| Work instructions |
Examine the entries and show every line in which the word "this" is found.

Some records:
########################################
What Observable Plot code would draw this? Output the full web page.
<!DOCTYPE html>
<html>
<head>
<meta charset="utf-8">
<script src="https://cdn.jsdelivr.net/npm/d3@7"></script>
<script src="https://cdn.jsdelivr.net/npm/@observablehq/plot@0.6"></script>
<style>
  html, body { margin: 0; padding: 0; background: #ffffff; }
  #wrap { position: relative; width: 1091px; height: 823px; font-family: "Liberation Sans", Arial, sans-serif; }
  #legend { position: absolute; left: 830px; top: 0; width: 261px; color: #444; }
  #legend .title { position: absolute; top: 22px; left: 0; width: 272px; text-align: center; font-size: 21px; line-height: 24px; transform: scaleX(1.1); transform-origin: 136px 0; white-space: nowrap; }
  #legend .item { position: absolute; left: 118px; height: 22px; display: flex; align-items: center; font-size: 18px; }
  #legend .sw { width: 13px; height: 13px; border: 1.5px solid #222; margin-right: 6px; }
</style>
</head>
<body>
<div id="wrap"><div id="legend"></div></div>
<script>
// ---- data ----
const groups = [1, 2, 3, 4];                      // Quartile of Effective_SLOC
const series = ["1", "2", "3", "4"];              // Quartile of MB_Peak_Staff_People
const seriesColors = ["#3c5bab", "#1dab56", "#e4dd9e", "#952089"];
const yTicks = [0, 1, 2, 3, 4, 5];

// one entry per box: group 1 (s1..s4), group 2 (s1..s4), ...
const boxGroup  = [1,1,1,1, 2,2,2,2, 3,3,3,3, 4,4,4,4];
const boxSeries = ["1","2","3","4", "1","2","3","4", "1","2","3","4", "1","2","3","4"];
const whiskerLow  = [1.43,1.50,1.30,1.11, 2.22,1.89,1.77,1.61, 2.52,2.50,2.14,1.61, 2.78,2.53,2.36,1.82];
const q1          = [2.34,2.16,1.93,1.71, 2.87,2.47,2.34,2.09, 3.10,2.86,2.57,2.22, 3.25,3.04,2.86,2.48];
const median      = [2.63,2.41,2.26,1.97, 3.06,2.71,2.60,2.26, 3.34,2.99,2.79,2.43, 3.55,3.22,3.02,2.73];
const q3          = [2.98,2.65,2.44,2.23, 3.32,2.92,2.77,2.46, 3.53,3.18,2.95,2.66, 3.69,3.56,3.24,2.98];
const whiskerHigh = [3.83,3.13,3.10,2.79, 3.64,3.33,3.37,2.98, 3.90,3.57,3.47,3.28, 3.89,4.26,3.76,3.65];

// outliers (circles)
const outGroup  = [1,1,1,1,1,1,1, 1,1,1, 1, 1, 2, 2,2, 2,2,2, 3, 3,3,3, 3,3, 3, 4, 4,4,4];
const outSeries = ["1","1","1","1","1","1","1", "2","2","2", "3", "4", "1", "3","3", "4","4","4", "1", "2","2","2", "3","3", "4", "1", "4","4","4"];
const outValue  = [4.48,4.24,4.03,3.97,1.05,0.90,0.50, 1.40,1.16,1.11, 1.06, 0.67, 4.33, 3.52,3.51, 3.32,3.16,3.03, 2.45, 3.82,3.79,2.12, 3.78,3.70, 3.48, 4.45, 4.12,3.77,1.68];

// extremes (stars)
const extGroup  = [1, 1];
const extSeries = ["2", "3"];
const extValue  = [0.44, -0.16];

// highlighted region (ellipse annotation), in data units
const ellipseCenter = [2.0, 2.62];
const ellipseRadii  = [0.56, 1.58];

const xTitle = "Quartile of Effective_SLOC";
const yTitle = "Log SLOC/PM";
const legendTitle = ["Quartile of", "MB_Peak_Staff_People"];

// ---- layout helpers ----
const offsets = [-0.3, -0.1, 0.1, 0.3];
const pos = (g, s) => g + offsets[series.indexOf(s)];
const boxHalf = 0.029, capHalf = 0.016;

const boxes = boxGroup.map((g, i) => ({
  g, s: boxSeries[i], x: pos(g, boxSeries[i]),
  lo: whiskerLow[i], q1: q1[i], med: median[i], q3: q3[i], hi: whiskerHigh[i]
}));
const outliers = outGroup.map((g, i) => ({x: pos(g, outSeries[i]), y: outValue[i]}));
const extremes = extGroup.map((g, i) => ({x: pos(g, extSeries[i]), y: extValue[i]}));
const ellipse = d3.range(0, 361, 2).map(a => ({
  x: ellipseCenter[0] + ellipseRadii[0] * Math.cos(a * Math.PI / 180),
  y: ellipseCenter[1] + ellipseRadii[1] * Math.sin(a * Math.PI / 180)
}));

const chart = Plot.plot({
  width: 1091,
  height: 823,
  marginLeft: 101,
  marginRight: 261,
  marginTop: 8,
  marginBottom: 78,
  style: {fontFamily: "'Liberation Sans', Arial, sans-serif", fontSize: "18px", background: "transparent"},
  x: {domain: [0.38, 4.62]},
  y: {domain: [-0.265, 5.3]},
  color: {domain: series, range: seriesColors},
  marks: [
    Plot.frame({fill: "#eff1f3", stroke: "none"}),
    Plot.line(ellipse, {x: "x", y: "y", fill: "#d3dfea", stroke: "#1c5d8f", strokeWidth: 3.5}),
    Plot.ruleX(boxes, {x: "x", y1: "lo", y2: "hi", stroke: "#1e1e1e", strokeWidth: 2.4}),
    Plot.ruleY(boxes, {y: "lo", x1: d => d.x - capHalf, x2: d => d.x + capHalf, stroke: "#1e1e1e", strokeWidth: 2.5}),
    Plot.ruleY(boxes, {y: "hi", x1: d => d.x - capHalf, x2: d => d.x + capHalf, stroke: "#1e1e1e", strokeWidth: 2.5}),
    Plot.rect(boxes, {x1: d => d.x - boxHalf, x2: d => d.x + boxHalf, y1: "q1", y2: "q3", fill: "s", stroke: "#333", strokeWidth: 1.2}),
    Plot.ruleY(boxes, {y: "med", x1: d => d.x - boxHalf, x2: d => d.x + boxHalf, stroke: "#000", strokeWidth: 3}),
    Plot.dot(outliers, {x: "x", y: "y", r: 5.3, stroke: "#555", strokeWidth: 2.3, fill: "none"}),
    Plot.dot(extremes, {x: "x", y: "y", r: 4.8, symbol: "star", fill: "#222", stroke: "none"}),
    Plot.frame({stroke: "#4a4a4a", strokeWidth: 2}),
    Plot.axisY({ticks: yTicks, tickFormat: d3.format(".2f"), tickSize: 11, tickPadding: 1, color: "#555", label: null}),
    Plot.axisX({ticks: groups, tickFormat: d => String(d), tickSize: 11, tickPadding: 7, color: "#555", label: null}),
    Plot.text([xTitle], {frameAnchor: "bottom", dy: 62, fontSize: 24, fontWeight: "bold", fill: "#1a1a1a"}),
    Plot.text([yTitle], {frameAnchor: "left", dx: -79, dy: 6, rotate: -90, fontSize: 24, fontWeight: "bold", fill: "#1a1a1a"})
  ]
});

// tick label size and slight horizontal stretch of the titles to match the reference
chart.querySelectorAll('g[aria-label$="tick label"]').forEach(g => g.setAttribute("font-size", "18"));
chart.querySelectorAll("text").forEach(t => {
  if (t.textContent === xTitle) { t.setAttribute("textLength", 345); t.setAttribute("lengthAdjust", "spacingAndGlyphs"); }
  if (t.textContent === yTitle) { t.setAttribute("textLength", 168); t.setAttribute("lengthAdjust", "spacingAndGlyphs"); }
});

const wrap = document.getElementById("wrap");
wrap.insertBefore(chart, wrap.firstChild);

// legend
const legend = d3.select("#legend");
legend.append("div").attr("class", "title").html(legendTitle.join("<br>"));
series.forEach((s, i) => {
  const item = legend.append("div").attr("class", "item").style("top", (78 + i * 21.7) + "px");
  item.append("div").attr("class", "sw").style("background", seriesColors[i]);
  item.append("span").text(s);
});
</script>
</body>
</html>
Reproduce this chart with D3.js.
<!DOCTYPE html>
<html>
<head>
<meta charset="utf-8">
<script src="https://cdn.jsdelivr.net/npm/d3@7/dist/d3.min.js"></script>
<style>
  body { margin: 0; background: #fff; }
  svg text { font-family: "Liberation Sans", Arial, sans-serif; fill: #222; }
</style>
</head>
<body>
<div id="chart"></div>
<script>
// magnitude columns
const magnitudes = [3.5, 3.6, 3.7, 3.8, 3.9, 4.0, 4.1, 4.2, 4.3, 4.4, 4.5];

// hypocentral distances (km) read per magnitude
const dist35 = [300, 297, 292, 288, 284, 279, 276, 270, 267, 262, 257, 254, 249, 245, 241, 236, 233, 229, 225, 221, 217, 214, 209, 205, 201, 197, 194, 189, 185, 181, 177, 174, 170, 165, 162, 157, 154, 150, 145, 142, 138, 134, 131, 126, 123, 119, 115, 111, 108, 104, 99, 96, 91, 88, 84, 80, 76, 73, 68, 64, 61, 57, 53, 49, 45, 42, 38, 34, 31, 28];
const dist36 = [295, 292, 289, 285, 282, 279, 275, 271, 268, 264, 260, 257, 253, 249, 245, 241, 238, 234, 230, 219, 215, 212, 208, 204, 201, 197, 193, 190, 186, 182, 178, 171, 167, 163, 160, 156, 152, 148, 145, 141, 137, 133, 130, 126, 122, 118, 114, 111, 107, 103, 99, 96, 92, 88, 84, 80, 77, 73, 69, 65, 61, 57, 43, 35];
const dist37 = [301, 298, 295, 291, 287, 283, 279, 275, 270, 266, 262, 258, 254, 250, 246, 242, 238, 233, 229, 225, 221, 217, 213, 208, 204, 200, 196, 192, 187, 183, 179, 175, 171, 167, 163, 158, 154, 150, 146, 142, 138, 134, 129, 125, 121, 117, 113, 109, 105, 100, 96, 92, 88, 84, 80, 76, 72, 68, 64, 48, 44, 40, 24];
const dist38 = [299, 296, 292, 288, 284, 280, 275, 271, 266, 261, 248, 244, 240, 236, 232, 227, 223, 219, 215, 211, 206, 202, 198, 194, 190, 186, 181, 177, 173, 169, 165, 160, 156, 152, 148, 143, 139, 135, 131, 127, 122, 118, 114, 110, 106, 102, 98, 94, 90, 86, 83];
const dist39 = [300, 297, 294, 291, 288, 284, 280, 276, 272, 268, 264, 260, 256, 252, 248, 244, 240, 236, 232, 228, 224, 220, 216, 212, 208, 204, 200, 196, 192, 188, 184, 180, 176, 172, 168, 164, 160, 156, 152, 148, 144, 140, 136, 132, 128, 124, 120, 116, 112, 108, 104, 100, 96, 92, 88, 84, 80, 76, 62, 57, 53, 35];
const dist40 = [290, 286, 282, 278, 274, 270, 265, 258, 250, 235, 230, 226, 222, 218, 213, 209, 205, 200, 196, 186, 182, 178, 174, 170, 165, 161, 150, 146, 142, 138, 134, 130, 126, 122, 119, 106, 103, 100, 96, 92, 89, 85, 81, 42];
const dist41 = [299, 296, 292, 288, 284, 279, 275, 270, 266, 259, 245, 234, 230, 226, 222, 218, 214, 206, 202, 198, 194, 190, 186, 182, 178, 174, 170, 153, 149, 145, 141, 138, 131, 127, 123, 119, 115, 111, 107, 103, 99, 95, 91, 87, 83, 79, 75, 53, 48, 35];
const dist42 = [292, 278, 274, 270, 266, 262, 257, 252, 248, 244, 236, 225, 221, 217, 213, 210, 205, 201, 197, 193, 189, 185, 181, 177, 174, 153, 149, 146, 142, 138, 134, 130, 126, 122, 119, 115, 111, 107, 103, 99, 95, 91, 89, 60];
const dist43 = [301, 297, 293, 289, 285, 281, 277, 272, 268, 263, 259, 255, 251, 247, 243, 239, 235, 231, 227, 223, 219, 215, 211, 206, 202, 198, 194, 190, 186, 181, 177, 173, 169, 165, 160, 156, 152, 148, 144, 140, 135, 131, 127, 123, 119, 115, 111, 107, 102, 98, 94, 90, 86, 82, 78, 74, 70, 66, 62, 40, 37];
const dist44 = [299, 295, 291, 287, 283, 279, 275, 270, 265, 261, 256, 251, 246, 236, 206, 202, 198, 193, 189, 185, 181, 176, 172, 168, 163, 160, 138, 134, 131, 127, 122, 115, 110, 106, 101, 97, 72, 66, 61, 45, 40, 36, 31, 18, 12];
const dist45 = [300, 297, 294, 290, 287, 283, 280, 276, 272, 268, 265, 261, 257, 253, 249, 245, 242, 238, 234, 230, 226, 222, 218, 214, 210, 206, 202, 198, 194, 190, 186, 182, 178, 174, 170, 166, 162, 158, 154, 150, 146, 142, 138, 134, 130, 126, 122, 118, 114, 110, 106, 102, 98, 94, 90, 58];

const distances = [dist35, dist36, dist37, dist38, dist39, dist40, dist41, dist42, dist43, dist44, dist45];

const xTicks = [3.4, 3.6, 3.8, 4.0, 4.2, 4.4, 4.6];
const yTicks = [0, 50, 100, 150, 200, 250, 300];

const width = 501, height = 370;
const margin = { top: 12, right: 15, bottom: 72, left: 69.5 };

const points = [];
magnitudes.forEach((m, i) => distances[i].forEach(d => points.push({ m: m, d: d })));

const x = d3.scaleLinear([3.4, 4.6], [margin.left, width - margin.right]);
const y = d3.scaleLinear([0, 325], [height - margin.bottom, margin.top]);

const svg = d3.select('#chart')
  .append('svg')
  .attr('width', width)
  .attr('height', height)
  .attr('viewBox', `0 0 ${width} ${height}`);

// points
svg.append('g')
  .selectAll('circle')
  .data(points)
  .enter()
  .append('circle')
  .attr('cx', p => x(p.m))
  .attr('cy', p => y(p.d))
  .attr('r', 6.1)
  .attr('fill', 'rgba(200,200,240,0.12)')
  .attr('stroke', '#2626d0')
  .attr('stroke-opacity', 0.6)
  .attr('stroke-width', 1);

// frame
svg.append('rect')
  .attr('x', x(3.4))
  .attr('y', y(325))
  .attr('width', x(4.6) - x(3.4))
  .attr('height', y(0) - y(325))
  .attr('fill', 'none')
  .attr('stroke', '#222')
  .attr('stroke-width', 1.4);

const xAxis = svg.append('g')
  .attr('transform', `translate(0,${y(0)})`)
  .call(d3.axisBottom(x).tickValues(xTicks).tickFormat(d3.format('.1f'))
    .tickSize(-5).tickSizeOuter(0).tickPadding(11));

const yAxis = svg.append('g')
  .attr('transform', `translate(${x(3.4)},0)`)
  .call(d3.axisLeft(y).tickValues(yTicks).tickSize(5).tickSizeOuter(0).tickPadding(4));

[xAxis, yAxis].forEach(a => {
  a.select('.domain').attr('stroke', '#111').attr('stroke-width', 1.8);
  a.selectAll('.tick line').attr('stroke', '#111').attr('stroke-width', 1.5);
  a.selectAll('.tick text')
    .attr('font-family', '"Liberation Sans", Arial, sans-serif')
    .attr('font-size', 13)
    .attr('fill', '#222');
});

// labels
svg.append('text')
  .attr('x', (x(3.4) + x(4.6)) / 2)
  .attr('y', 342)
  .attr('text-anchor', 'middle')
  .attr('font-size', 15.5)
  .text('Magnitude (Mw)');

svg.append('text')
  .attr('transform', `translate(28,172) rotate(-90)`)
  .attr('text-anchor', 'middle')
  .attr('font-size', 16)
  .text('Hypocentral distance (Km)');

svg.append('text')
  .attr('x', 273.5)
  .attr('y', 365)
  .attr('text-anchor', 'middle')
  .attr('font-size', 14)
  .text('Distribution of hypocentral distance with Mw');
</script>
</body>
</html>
########################################
| The response |
What Observable Plot code would draw this? Output the full web page.
Reproduce this chart with D3.js.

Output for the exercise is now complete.